In 2002, a show called Firefly was aired on television. Created by Joss Whedon, it did poorly in ratings, was mismanaged by Fox when it came to (not) airing episodes, or airing them out of order, and was eventually cancelled after one season. But fans don’t shut up, and thanks to a lot of fanfare and very strong DVD sales, Serenity, a feature-length film follow-up to Firefly, has been created.
There’s a lot that Serenity had to do in order to work as a conclusion to a much-beloved television show. It had to answer a bunch of questions, it had to show us where these characters wound up, and it had to also tell a bigger, more complicated story than any individual episode of Firefly. Oh, and it had to do that all on a budget smaller than other feature-length films, because if your TV show is cancelled due to poor ratings, you’re not going to be given a huge budget. That’s a lot on the plate of writer-director Whedon, here making his feature-length directing debut, but it’s been handled wonderful. Serenity does pretty much everything that one could realistically hope it would.

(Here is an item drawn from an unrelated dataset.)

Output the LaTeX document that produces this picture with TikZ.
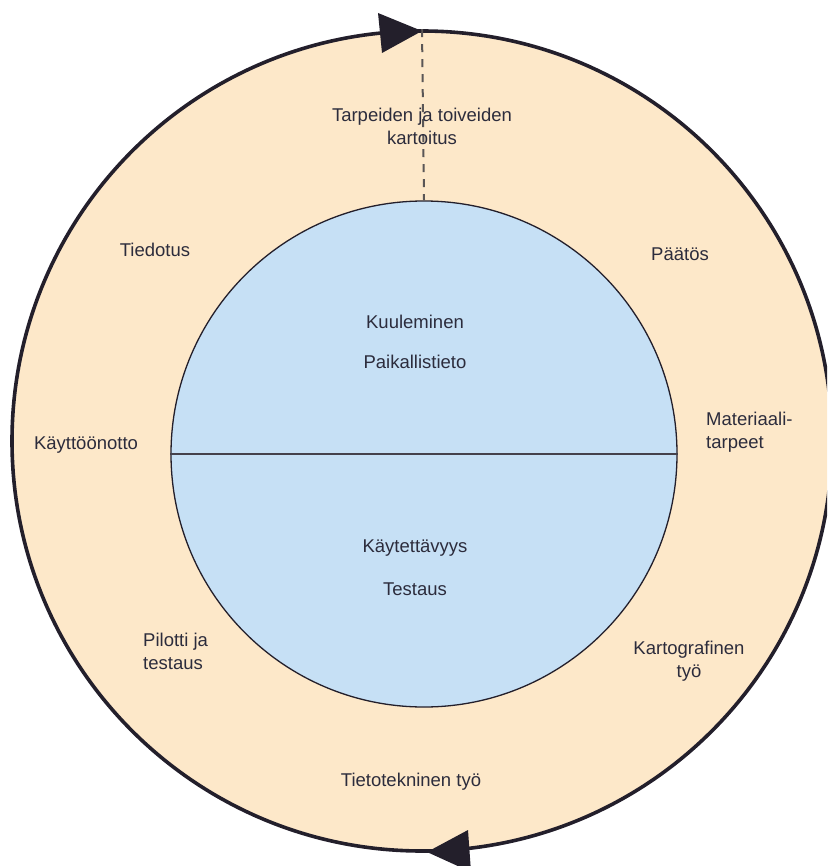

Unlike the show, which seemed to have plans for the character of River (Summer Glau) but often put her in the background, Serenity places her front and center, making her a central character and also the one who drives the plot. For those unfamiliar, she was experimented on by the Alliance — evil government, because the government is always evil — before she was rescued by her brother, a doctor named Simon (Sean Maher), and stowed aboard a spaceship named Serenity, captained by Malcolm Reynolds (Nathan Fillion). Did I mention we’re in the future and most of the film takes place in space? Well you should know that.
The Alliance wants River back, and while we never knew why, we’ll find out here. She has information that could harm the Alliance, and that’s not okay. To retrieve her, The Operative (Chiwetel Ejiofor) is sent. He’s a well-spoken assassin. The film primarily involves the crew of Serenity trying to both escape from The Operative and also release the secret River’s been harboring into the ‘verse, because that’s what heroes do.
If you haven’t seen Firefly — and you should — this might all sound confusing. The film does a decent enough job relaying the necessary information to you about this universe and its inhabitants, but you’ll be missing a lot if you haven’t seen the show. The characters will also come across as one-dimensional, and you’ll likely not get a lot out of it. This is a movie for the fans of the television show, and while you’ll still likely have fun without having seen Firefly, you won’t get as much out of it as someone who has seen it.
For everyone, though, there are some great action scenes, snappy dialogue, and decent special effects on display. Anyone can enjoy these, and they’re the elements that make this type of film work. Serenity is enjoyable just as a standalone science fiction film. Its individual elements work well, even if they’re a little shallow — the film does expect you’ve done your homework.
I have a feeling fans of Firefly will still hope for more. More answers, more universe exploration, more more more. Of course you want more. This is good material set in an interesting universe that has been created by smart people and starring a great cast. I want more. But as a finale to a television series that in all honesty had little right to get a feature film, it’s about as good as one could hope. It’s something to be applauded and thankful for. Lots of shows don’t get this type of conclusion.
Serenity is a joy to watch. As a fan of Firefly, it’s a better conclusion than one could hope for, and does as much as it can to tie up loose ends, answer questions, and also deliver a big-budget episode of the television show. It does all of that and more. Non-fans can still appreciate the visuals, snappy dialogue, and enjoyable action. Fans will get so much more out of it, and after watching will be very pleased with what they’ve just seen. Serenity is a really good movie in its own right, and the best Firefly episode you’ll be able to see.